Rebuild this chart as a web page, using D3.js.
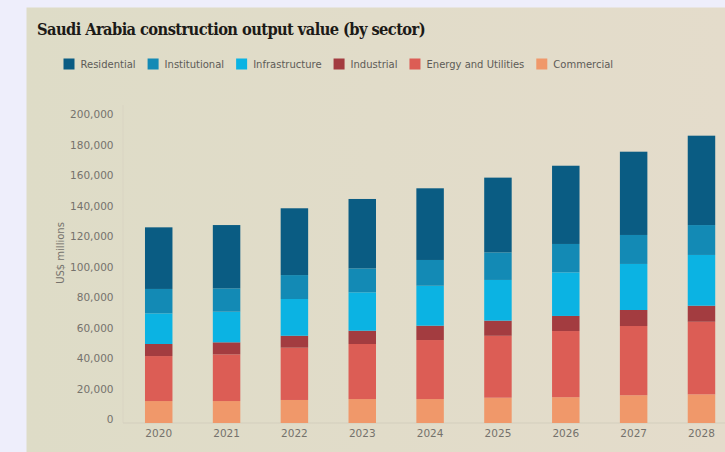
<!DOCTYPE html>
<html lang="en">

<head>
    <meta charset="UTF-8">
    <title>Saudi Arabia construction output value (by sector)</title>
    <script src="https://d3js.org/d3.v7.min.js"></script>
    <style>
        body {
            margin: 0;
            padding: 0;
            background: #eeeefb;
            font-family: "DejaVu Sans", sans-serif;
        }

        #chart {
            width: 725px;
            height: 452px;
        }
    </style>
</head>

<body>
    <div id="chart"></div>

    <script>
        // Data (US$ millions, thousands)
        const years = ['2020', '2021', '2022', '2023', '2024', '2025', '2026', '2027', '2028'];
        const sectors = ['Residential', 'Institutional', 'Infrastructure', 'Industrial', 'Energy and Utilities', 'Commercial'];
        const sectorColors = ['#0a5c83', '#138ab5', '#0bb3e3', '#a33c40', '#dc5d55', '#f0986a'];

        const commercial = [14.4, 14.4, 15.1, 15.7, 15.7, 16.6, 16.9, 18.2, 18.8];
        const energy = [29.5, 30.6, 34.3, 36.1, 38.7, 40.6, 43.4, 45.4, 47.6];
        const industrial = [7.9, 7.9, 7.8, 8.7, 9.4, 9.9, 9.9, 10.5, 10.5];
        const infrastructure = [20.1, 20.1, 24.1, 25.2, 26.2, 26.7, 28.6, 30.2, 33.3];
        const institutional = [16.0, 15.3, 15.7, 15.7, 16.9, 18.1, 18.6, 19.0, 19.6];
        const residential = [40.4, 41.5, 43.8, 45.5, 47.0, 49.0, 51.3, 54.6, 58.6];

        const yTicks = [0, 20000, 40000, 60000, 80000, 100000, 120000, 140000, 160000, 180000, 200000];

        // stacking order, bottom to top
        const stackKeys = ['Commercial', 'Energy and Utilities', 'Industrial', 'Infrastructure', 'Institutional', 'Residential'];
        const rows = years.map((y, i) => ({
            year: y,
            'Commercial': commercial[i] * 1000,
            'Energy and Utilities': energy[i] * 1000,
            'Industrial': industrial[i] * 1000,
            'Infrastructure': infrastructure[i] * 1000,
            'Institutional': institutional[i] * 1000,
            'Residential': residential[i] * 1000
        }));

        const width = 725;
        const height = 452;

        const svg = d3.select('#chart')
            .append('svg')
            .attr('width', width)
            .attr('height', height);

        const grad = svg.append('defs').append('linearGradient')
            .attr('id', 'panelBg')
            .attr('x1', 0).attr('x2', 1).attr('y1', 0).attr('y2', 0);
        grad.append('stop').attr('offset', 0).attr('stop-color', '#dedcc7');
        grad.append('stop').attr('offset', 1).attr('stop-color', '#e4dccb');

        // panel
        svg.append('rect')
            .attr('x', 26.5)
            .attr('y', 7.5)
            .attr('width', width - 26.5)
            .attr('height', height - 7.5)
            .attr('fill', 'url(#panelBg)');

        // title
        svg.append('text')
            .attr('x', 37)
            .attr('y', 35)
            .attr('textLength', 388)
            .attr('lengthAdjust', 'spacingAndGlyphs')
            .style('font-family', '"DejaVu Serif", serif')
            .style('font-stretch', 'condensed')
            .style('font-weight', 'bold')
            .style('font-size', '16.5px')
            .style('letter-spacing', '-0.6px')
            .style('fill', '#1c1a17')
            .text('Saudi Arabia construction output value (by sector)');

        // legend
        const color = d3.scaleOrdinal().domain(sectors).range(sectorColors);
        const legend = svg.append('g').attr('transform', 'translate(63.5,58.5)');
        let lx = 0;
        sectors.forEach(s => {
            const g = legend.append('g').attr('transform', `translate(${lx},0)`);
            g.append('rect')
                .attr('width', 11)
                .attr('height', 11)
                .attr('fill', color(s));
            const t = g.append('text')
                .attr('x', 17)
                .attr('y', 9.5)
                .style('font-size', '10px')
                .style('fill', '#5d5b57')
                .text(s);
            lx += 17 + t.node().getComputedTextLength() + 12;
        });

        // scales
        const x = d3.scaleBand()
            .domain(years)
            .range([124.8, 735.4])
            .paddingInner(0.595)
            .paddingOuter(0.2975);

        const y = d3.scaleLinear()
            .domain([0, 200000])
            .range([423, 118]);

        // faint axis lines
        svg.append('line')
            .attr('x1', 123).attr('x2', 123)
            .attr('y1', 105).attr('y2', 423)
            .attr('stroke', '#d9d4c2');
        svg.append('line')
            .attr('x1', 123).attr('x2', width)
            .attr('y1', 423).attr('y2', 423)
            .attr('stroke', '#d3cebd');

        // y axis
        const yAxis = d3.axisLeft(y)
            .tickValues(yTicks)
            .tickSize(0)
            .tickPadding(0)
            .tickFormat(d3.format(','));

        svg.append('g')
            .attr('transform', 'translate(113.5,-3.5)')
            .call(yAxis)
            .call(g => g.select('.domain').remove())
            .selectAll('text')
            .style('font-family', '"DejaVu Sans", sans-serif')
            .style('font-size', '10.5px')
            .style('fill', '#75726c');

        // x axis
        const xAxis = d3.axisBottom(x).tickSize(0).tickPadding(0);
        svg.append('g')
            .attr('transform', 'translate(0,430)')
            .call(xAxis)
            .call(g => g.select('.domain').remove())
            .selectAll('text')
            .style('font-family', '"DejaVu Sans", sans-serif')
            .style('font-size', '10.5px')
            .style('fill', '#75726c');

        // y axis title
        svg.append('text')
            .attr('transform', 'translate(64,253) rotate(-90)')
            .attr('text-anchor', 'middle')
            .style('font-size', '10px')
            .style('fill', '#75726c')
            .text('US$ millions');

        // stacked bars
        const stack = d3.stack().keys(stackKeys);
        const series = stack(rows);

        svg.append('g')
            .selectAll('g')
            .data(series)
            .enter()
            .append('g')
            .attr('fill', d => color(d.key))
            .selectAll('rect')
            .data(d => d)
            .enter()
            .append('rect')
            .attr('x', d => x(d.data.year))
            .attr('y', d => y(d[1]))
            .attr('height', d => y(d[0]) - y(d[1]))
            .attr('width', x.bandwidth());
    </script>
</body>

</html>
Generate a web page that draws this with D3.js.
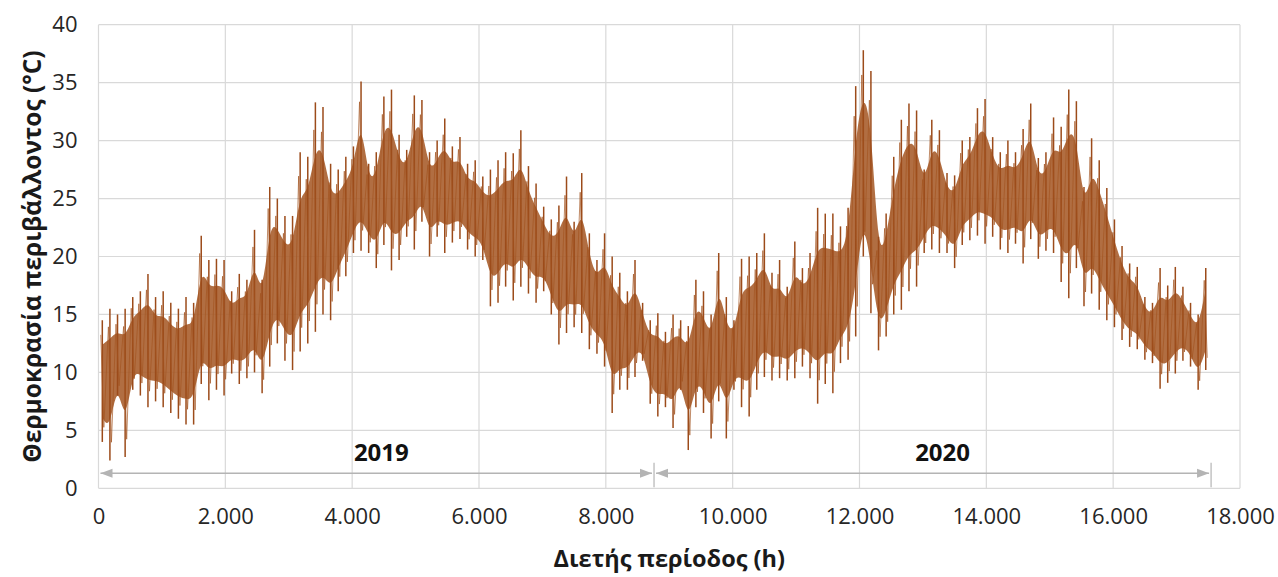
<!DOCTYPE html>
<html>
<head>
<meta charset="utf-8">
<script src="https://cdn.jsdelivr.net/npm/d3@7/dist/d3.min.js"></script>
<style>
  body { margin: 0; background: #fff; }
  text { font-family: "Open Sans", sans-serif; }
</style>
</head>
<body>
<svg id="chart" width="1278" height="577"></svg>
<script>
// hourly ambient temperature, read as max / min per 120 h block
const blockHours = 120;
const tMax = [14.5, 15.5, 15, 15.5, 16.5, 17, 18.5, 16.5, 17, 16,
  15.5, 16.5, 16, 21.8, 19.7, 19.8, 19.7, 17, 18.5, 18,
  22.3, 18, 26, 25, 23.5, 23.5, 29, 28.6, 33.3, 32.9,
  28, 27.5, 28.6, 29.5, 35.1, 28, 29, 33.8, 34.4, 30.5,
  29.2, 33.9, 33.5, 29, 30, 31.9, 29.5, 30.3, 28, 28.3,
  26.9, 27.5, 28.3, 29, 28.9, 30.9, 27.8, 26.3, 24.3, 23.2,
  24.4, 26.9, 23, 27.2, 22, 19.7, 22, 20, 18.6, 17,
  19.7, 16, 14.5, 15.1, 13.5, 15, 14.5, 14, 18, 17,
  15, 20.3, 16.5, 14.5, 19.8, 20, 20.3, 22, 18.6, 19.7,
  17.4, 21.3, 19, 20.3, 24.2, 23.7, 23.7, 22.6, 24.2, 34.7,
  37.8, 36, 21.7, 23.7, 28.6, 31.8, 33.2, 32.6, 27.5, 31.8,
  30.9, 27.2, 27, 30, 30.3, 32.8, 33.6, 30.3, 29, 30,
  29, 31, 33.2, 28.5, 29, 32, 31.2, 34.4, 33.4, 26,
  30.2, 28.3, 25.9, 23.2, 20.9, 19.4, 19.1, 16.5, 16, 19,
  17.5, 19.1, 17.4, 16, 15, 19];
const tMin = [4, 2.4, 8, 2.7, 8.5, 8, 7, 7.5, 7, 6.5,
  6, 5.5, 5.5, 9, 7.6, 8.5, 8, 9.9, 9, 9.5,
  10, 8.2, 10.5, 12.5, 11, 10.2, 11.8, 12.5, 13.5, 15,
  14.5, 17, 18.3, 20.3, 20.5, 20.3, 19, 21, 18.8, 19.7,
  21.7, 20.6, 23, 20, 21.7, 20.3, 21.2, 21.5, 20.6, 20,
  19.7, 15.7, 16, 17.4, 16.2, 17.4, 16.8, 16, 17, 15,
  12.4, 13.4, 13.9, 13.4, 12, 11.6, 10.5, 6.5, 8.5, 8.5,
  9.6, 11, 7.3, 6.2, 7, 5.2, 8.5, 3.3, 7, 6.5,
  4.3, 7.5, 4.3, 8.5, 7, 6.2, 8.5, 9.6, 9.3, 9.5,
  9.3, 9.5, 10.5, 9.5, 7.3, 9, 8.2, 10.8, 11.1, 13.1,
  20, 15.1, 11.9, 13.1, 15, 15.4, 17, 17.4, 20.3, 20.6,
  20.3, 20.3, 19, 21, 21.4, 21.8, 21.1, 21.7, 20.6, 20.3,
  21.1, 19.4, 21.5, 19.8, 20.5, 20.3, 17.8, 16.4, 19, 15.7,
  16.8, 15.4, 14.5, 13.9, 12.8, 12.2, 12, 11.1, 10.8, 8.6,
  9.1, 9.9, 11, 10.5, 8.5, 10.2];

const yTicks = [0, 5, 10, 15, 20, 25, 30, 35, 40];
const xTicks = [0, 2000, 4000, 6000, 8000, 10000, 12000, 14000, 16000, 18000];
const yearNames = ["2019", "2020"];
const yearStart = [0, 8760];
const yearEnd = [8760, 17544];
const yearLabelAt = [4460, 13310];

const svg = d3.select("#chart");

// scales
var x = d3.scaleLinear().domain([0, 18000]).range([98.5, 1240]);
var y = d3.scaleLinear().domain([0, 40]).range([488.3, 24.7]);

const fmt = d => d === 0 ? "0" : d3.format(",")(d).replace(/,/g, ".");

// grid
svg.append("g")
  .selectAll("line")
  .data(yTicks)
  .join("line")
  .attr("x1", x(0)).attr("x2", x(18000))
  .attr("y1", d => y(d)).attr("y2", d => y(d))
  .attr("stroke", "#d9d9d9").attr("stroke-width", 1.2);
svg.append("g")
  .selectAll("line")
  .data(xTicks)
  .join("line")
  .attr("x1", d => x(d)).attr("x2", d => x(d))
  .attr("y1", y(0)).attr("y2", y(40))
  .attr("stroke", "#d9d9d9").attr("stroke-width", 1.2);

// Y axis labels
svg.append("g")
  .attr("transform", `translate(${x(0) - 21},0)`)
  .call(d3.axisLeft(y).tickValues(yTicks).tickSize(0).tickPadding(0))
  .call(g => g.select(".domain").remove())
  .selectAll("text")
  .attr("font-size", 22).attr("fill", "#262626")
  .style("font-family", '"Open Sans", sans-serif');

// X axis labels
svg.append("g")
  .attr("transform", `translate(0,${y(0) + 20})`)
  .call(d3.axisBottom(x).tickValues(xTicks).tickFormat(fmt).tickSize(0).tickPadding(0))
  .call(g => g.select(".domain").remove())
  .selectAll("text")
  .attr("font-size", 22).attr("fill", "#262626")
  .style("font-family", '"Open Sans", sans-serif');

// year span arrows
const arrowY = y(1.3);
const gray = "#b4b4b4";
yearNames.forEach((name, i) => {
  const x0 = x(yearStart[i]) + 2, x1 = x(yearEnd[i]) - 2;
  svg.append("line")
    .attr("x1", x0).attr("x2", x1)
    .attr("y1", arrowY).attr("y2", arrowY)
    .attr("stroke", gray).attr("stroke-width", 1.5);
  svg.append("path")
    .attr("d", `M${x0},${arrowY} l12,-4.5 l0,9 Z`)
    .attr("fill", gray);
  svg.append("path")
    .attr("d", `M${x1},${arrowY} l-12,-4.5 l0,9 Z`)
    .attr("fill", gray);
  svg.append("line")
    .attr("x1", x(yearEnd[i])).attr("x2", x(yearEnd[i]))
    .attr("y1", y(2.2)).attr("y2", y(0.1))
    .attr("stroke", gray).attr("stroke-width", 1.2);
  svg.append("text")
    .attr("x", x(yearLabelAt[i]))
    .attr("y", arrowY - 12)
    .attr("text-anchor", "middle")
    .attr("font-size", 24).attr("font-weight", "bold")
    .attr("fill", "#111")
    .text(name);
});

// temperature: the hourly line is so dense it reads as a band with needles
const blocks = tMax.map((v, i) => ({ h: i * blockHours + blockHours / 2, hi: v, lo: tMin[i] }));

// dense core of the band
svg.append("path")
  .datum(blocks)
  .attr("fill", "#a65a28")
  .attr("fill-opacity", 0.88)
  .attr("d", d3.area()
    .curve(d3.curveBasis)
    .x(d => x(d.h))
    .y0(d => y(d.lo + (d.hi - d.lo) * 0.2))
    .y1(d => y(d.hi - (d.hi - d.lo) * 0.2)));

// needles from each block's min to max
svg.append("g")
  .selectAll("line")
  .data(blocks)
  .join("line")
  .attr("x1", d => x(d.h)).attr("x2", d => x(d.h))
  .attr("y1", d => y(d.lo)).attr("y2", d => y(d.hi))
  .attr("stroke", "#9c4b1a")
  .attr("stroke-width", 1.5);

// slanted strokes joining neighbouring extremes
const pts = [];
blocks.forEach(d => {
  pts.push([d.h - blockHours * 0.2, d.hi - (d.hi - d.lo) * 0.12]);
  pts.push([d.h + blockHours * 0.2, d.lo + (d.hi - d.lo) * 0.12]);
});
svg.append("path")
  .datum(pts)
  .attr("fill", "none")
  .attr("stroke", "#a3531f")
  .attr("stroke-width", 0.9)
  .attr("stroke-opacity", 0.75)
  .attr("d", d3.line().x(d => x(d[0])).y(d => y(d[1])));

// axis titles
svg.append("text")
  .attr("x", (x(0) + x(18000)) / 2)
  .attr("y", 567)
  .attr("text-anchor", "middle")
  .attr("font-size", 23.5).attr("font-weight", "bold")
  .attr("fill", "#1a1a1a")
  .text("Διετής περίοδος (h)");

svg.append("text")
  .attr("transform", `translate(41,${(y(0) + y(40)) / 2}) rotate(-90)`)
  .attr("text-anchor", "middle")
  .attr("font-size", 24.5).attr("font-weight", "bold")
  .attr("fill", "#1a1a1a")
  .text("Θερμοκρασία περιβάλλοντος (°C)");
</script>
</body>
</html>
_ _ _ _ _ _ _
Identify and extract each line of the listing that contains "this".

Rebuild this chart as a web page, using D3.js.
Generate a web page that draws this with D3.js.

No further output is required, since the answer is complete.